In small businesses, money often moves faster than paperwork. A transfer to cover VAT, a loan from the director to bridge a slow-paying client, an advance to a related company. On the bank statement it looks practical and harmless. In reality, every one of those movements affects cash flow, risk, and trust. That is why every company loan must be properly documented, properly secured, and clear about its purpose.
A proper loan agreement does not exist to satisfy lawyers. It exists to explain reality in plain terms. Who lends, who borrows, how much, when it will be repaid, and at what interest. Just as important is why the loan exists. Is it meant to cover temporary liquidity, finance an investment, or support a specific project? Without a stated purpose, a loan becomes vague, and vague money is the first thing authorities, banks, or curators distrust.
Security matters just as much. A loan without collateral is not neutral; it is a loan where the risk is undefined. Collateral does not have to be heavy or dramatic. It can be a pledge on receivables, inventory, or other assets, or a clear position in relation to other creditors. What matters is that it is realistic, written down, and fits the purpose of the loan. Money lent to cover a short-term cash gap should not quietly turn into long-term unsecured risk.
Another point often overlooked is that documentation must follow behaviour. Every additional transfer, partial repayment, or change in use of the funds needs to fit the original purpose, or the agreement needs to be updated. A loan drafted years ago does not automatically cover today’s balance if the money has kept moving in different directions.
This documentation becomes crucial the moment something goes wrong. If repayments are delayed, or a dispute arises about what was agreed, a written loan agreement gives you a far stronger position. It turns a discussion of intentions into a discussion of facts. Without it, you are left relying on emails, memories, or explanations after the fact, none of which carry the same weight when pressure is on.

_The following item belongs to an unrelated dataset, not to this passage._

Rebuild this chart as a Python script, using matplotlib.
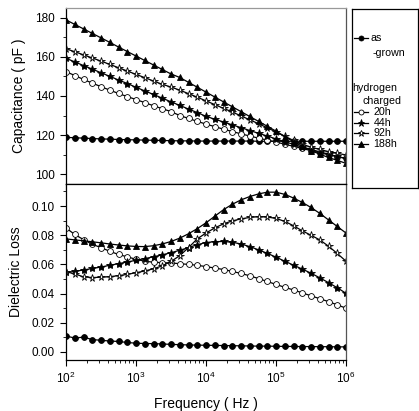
import numpy as np
import matplotlib
matplotlib.use("Agg")
import matplotlib.pyplot as plt
from matplotlib.ticker import LogLocator, MultipleLocator, NullFormatter, FormatStrFormatter
from matplotlib.lines import Line2D

plt.rcParams['font.family'] = ['Liberation Sans', 'DejaVu Sans']
plt.rcParams['mathtext.fontset'] = 'custom'
plt.rcParams['mathtext.rm'] = 'Liberation Sans'
plt.rcParams['mathtext.it'] = 'Liberation Sans'

# log10 of frequency (Hz), 8 points per decade
log_freq = [2.0, 2.125, 2.25, 2.375, 2.5, 2.625, 2.75, 2.875,
            3.0, 3.125, 3.25, 3.375, 3.5, 3.625, 3.75, 3.875,
            4.0, 4.125, 4.25, 4.375, 4.5, 4.625, 4.75, 4.875,
            5.0, 5.125, 5.25, 5.375, 5.5, 5.625, 5.75, 5.875, 6.0]

series_labels = ["as-grown", "20h", "44h", "92h", "188h"]

# Capacitance (pF)
cap_as_grown = [118.8, 118.6, 118.4, 118.2, 118.0, 117.9, 117.7, 117.6,
                117.5, 117.4, 117.3, 117.2, 117.1, 117.0, 117.0, 116.9,
                116.9, 116.9, 116.9, 116.9, 116.9, 116.9, 116.8, 116.8,
                116.8, 116.8, 116.8, 116.8, 116.8, 116.8, 116.8, 116.8, 116.8]
cap_20h = [152.5, 150.5, 148.5, 146.6, 144.8, 143.0, 141.3, 139.7,
           138.2, 136.6, 135.0, 133.5, 132.0, 130.0, 128.5, 127.0,
           125.6, 124.3, 123.0, 121.8, 120.6, 119.5, 118.4, 117.4,
           116.4, 115.3, 114.2, 113.1, 112.0, 110.9, 109.9, 108.9, 108.0]
cap_44h = [159.3, 157.5, 155.6, 153.8, 151.9, 150.1, 148.2, 146.4,
           144.5, 142.6, 140.8, 138.9, 137.0, 135.2, 133.3, 131.5,
           129.6, 128.1, 126.7, 125.2, 123.8, 122.3, 120.9, 119.5,
           118.0, 116.6, 115.2, 113.9, 112.6, 111.4, 110.2, 109.0, 108.0]
cap_92h = [164.2, 162.7, 161.1, 159.5, 157.9, 156.2, 154.5, 152.8,
           151.1, 149.4, 147.7, 146.0, 144.6, 143.0, 141.2, 139.4,
           137.5, 135.6, 133.7, 131.8, 129.8, 127.8, 125.8, 123.7,
           121.6, 119.4, 117.2, 115.3, 113.8, 112.6, 111.5, 110.6, 109.8]
cap_188h = [179.0, 176.7, 174.4, 172.1, 169.8, 167.5, 165.1, 162.8,
            160.5, 158.2, 155.9, 153.6, 151.3, 149.5, 147.0, 144.5,
            142.0, 139.5, 137.0, 134.5, 132.0, 129.5, 127.0, 124.5,
            122.0, 119.2, 116.6, 114.2, 112.0, 110.2, 108.5, 107.0, 105.5]

# Dielectric loss
loss_as_grown = [0.0110, 0.0095, 0.0102, 0.0085, 0.0080, 0.0075, 0.0072, 0.0065,
                 0.0060, 0.0058, 0.0057, 0.0055, 0.0052, 0.0050, 0.0048, 0.0047,
                 0.0046, 0.0045, 0.0044, 0.0043, 0.0042, 0.0041, 0.0040, 0.0040,
                 0.0039, 0.0038, 0.0038, 0.0037, 0.0037, 0.0036, 0.0036, 0.0035, 0.0035]
loss_20h = [0.0850, 0.0805, 0.0770, 0.0738, 0.0715, 0.0690, 0.0668, 0.0652,
            0.0635, 0.0622, 0.0615, 0.0612, 0.0610, 0.0605, 0.0600, 0.0594,
            0.0585, 0.0575, 0.0565, 0.0552, 0.0538, 0.0522, 0.0503, 0.0483,
            0.0463, 0.0443, 0.0425, 0.0405, 0.0385, 0.0365, 0.0345, 0.0323, 0.0300]
loss_44h = [0.0545, 0.0552, 0.0562, 0.0572, 0.0582, 0.0594, 0.0605, 0.0617,
            0.0628, 0.0640, 0.0652, 0.0666, 0.0680, 0.0697, 0.0715, 0.0735,
            0.0750, 0.0756, 0.0757, 0.0752, 0.0740, 0.0722, 0.0700, 0.0676,
            0.0650, 0.0622, 0.0595, 0.0568, 0.0540, 0.0508, 0.0475, 0.0440, 0.0402]
loss_92h = [0.0550, 0.0535, 0.0515, 0.0510, 0.0512, 0.0516, 0.0523, 0.0532,
            0.0543, 0.0555, 0.0570, 0.0590, 0.0620, 0.0660, 0.0715, 0.0775,
            0.0815, 0.0850, 0.0878, 0.0898, 0.0912, 0.0922, 0.0927, 0.0925,
            0.0915, 0.0895, 0.0865, 0.0830, 0.0800, 0.0768, 0.0725, 0.0675, 0.0622]
loss_188h = [0.0775, 0.0768, 0.0762, 0.0755, 0.0748, 0.0740, 0.0733, 0.0727,
             0.0723, 0.0722, 0.0728, 0.0740, 0.0757, 0.0780, 0.0810, 0.0845,
             0.0885, 0.0930, 0.0975, 0.1012, 0.1042, 0.1065, 0.1083, 0.1095,
             0.1095, 0.1080, 0.1055, 0.1025, 0.0990, 0.0950, 0.0905, 0.0860, 0.0815]

freq = 10.0 ** np.array(log_freq)

styles = {
    "as-grown": dict(marker='o', mfc='black', ms=4.2),
    "20h": dict(marker='o', mfc='white', ms=4.2),
    "44h": dict(marker='*', mfc='black', ms=6.0),
    "92h": dict(marker='*', mfc='white', ms=5.5),
    "188h": dict(marker='^', mfc='black', ms=4.5),
}

cap = [cap_as_grown, cap_20h, cap_44h, cap_92h, cap_188h]
loss = [loss_as_grown, loss_20h, loss_44h, loss_92h, loss_188h]

W, H = 419, 411
fig = plt.figure(figsize=(W / 100, H / 100), dpi=100)

L, R = 66, 346
ax1 = fig.add_axes([L / W, 1 - 184 / H, (R - L) / W, 176 / H])
ax2 = fig.add_axes([L / W, 1 - 360 / H, (R - L) / W, 176 / H])

for lab, c, l in zip(series_labels, cap, loss):
    st = styles[lab]
    for ax, y in ((ax1, c), (ax2, l)):
        ax.plot(freq, y, color='black', lw=0.9, marker=st['marker'],
                mfc=st['mfc'], mec='black', mew=0.6, ms=st['ms'])

for ax in (ax1, ax2):
    ax.set_xscale('log')
    ax.set_xlim(1e2, 1e6)
    ax.xaxis.set_major_locator(LogLocator(base=10, numticks=10))
    ax.xaxis.set_minor_locator(LogLocator(base=10, subs=np.arange(2, 10), numticks=20))
    ax.xaxis.set_minor_formatter(NullFormatter())
    ax.tick_params(which='major', direction='out', length=4.5, width=0.8,
                   labelsize=8.5, top=False, right=False)
    ax.tick_params(which='minor', direction='out', length=2.5, width=0.6,
                   top=False, right=False)
    for s in ax.spines.values():
        s.set_linewidth(0.9)

ax1.spines['top'].set_color('#999999')
ax1.spines['right'].set_color('#555555')
ax2.spines['right'].set_color('#555555')

ax1.set_ylim(94.9, 185.1)
ax1.yaxis.set_major_locator(MultipleLocator(20))
ax1.yaxis.set_minor_locator(MultipleLocator(10))
ax1.tick_params(axis='x', labelbottom=False)

ax2.set_ylim(-0.0055, 0.1151)
ax2.yaxis.set_major_locator(MultipleLocator(0.02))
ax2.yaxis.set_minor_locator(MultipleLocator(0.01))
ax2.yaxis.set_major_formatter(FormatStrFormatter('%.2f'))

ax1.set_ylabel("Capacitance ( pF )", fontsize=10)
ax2.set_ylabel("Dielectric Loss", fontsize=10)
ax1.yaxis.set_label_coords(-0.143, 0.5)
ax2.yaxis.set_label_coords(-0.152, 0.5)
ax2.set_xlabel("Frequency ( Hz )", fontsize=10, labelpad=8)

# Legend box
lg = fig.add_axes([352 / W, 1 - 188 / H, 66 / W, 179 / H])
lg.set_xlim(0, 66)
lg.set_ylim(179, 0)
lg.set_xticks([])
lg.set_yticks([])
for s in lg.spines.values():
    s.set_linewidth(0.9)
fs = 7.7
def handle(y, lab):
    st = styles[lab]
    lg.add_line(Line2D([2, 16], [y, y], color='black', lw=0.9))
    lg.add_line(Line2D([9], [y], color='black', marker=st['marker'],
                       mfc=st['mfc'], mec='black', mew=0.6, ms=st['ms'] * 0.85))

handle(29.3, "as-grown")
lg.text(18, 29.3, "as", fontsize=fs, va='center', ha='left')
lg.text(20.5, 44.3, "-grown", fontsize=fs, va='center', ha='left')
lg.text(0.5, 79.3, "hydrogen", fontsize=fs, va='center', ha='left')
lg.text(10.5, 91.7, "charged", fontsize=fs, va='center', ha='left')
for y, lab in zip([103.3, 113.7, 124.3, 135.0], ["20h", "44h", "92h", "188h"]):
    handle(y, lab)
    lg.text(21.5, y, lab, fontsize=fs, va='center', ha='left')

fig.savefig("out.png", dpi=100)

For directors and CEOs, this is not just about recovery of funds, but about responsibility. Dutch law requires an administration that reflects reality. Loans without clear terms, purpose, or security can be reclassified as income, equity, or improper distributions. In those cases, the protection of the company can weaken, and personal liability may come into view.
Good loan documentation is not about distrust or rigidity. It is about resilience. When the purpose, terms, security, and actual money movements tell the same story, the business is better protected—both in calm times and when repayments slow or conversations become more difficult. For small business owners, that kind of clarity is not extra work; it is quiet risk management that pays off precisely when you need it most.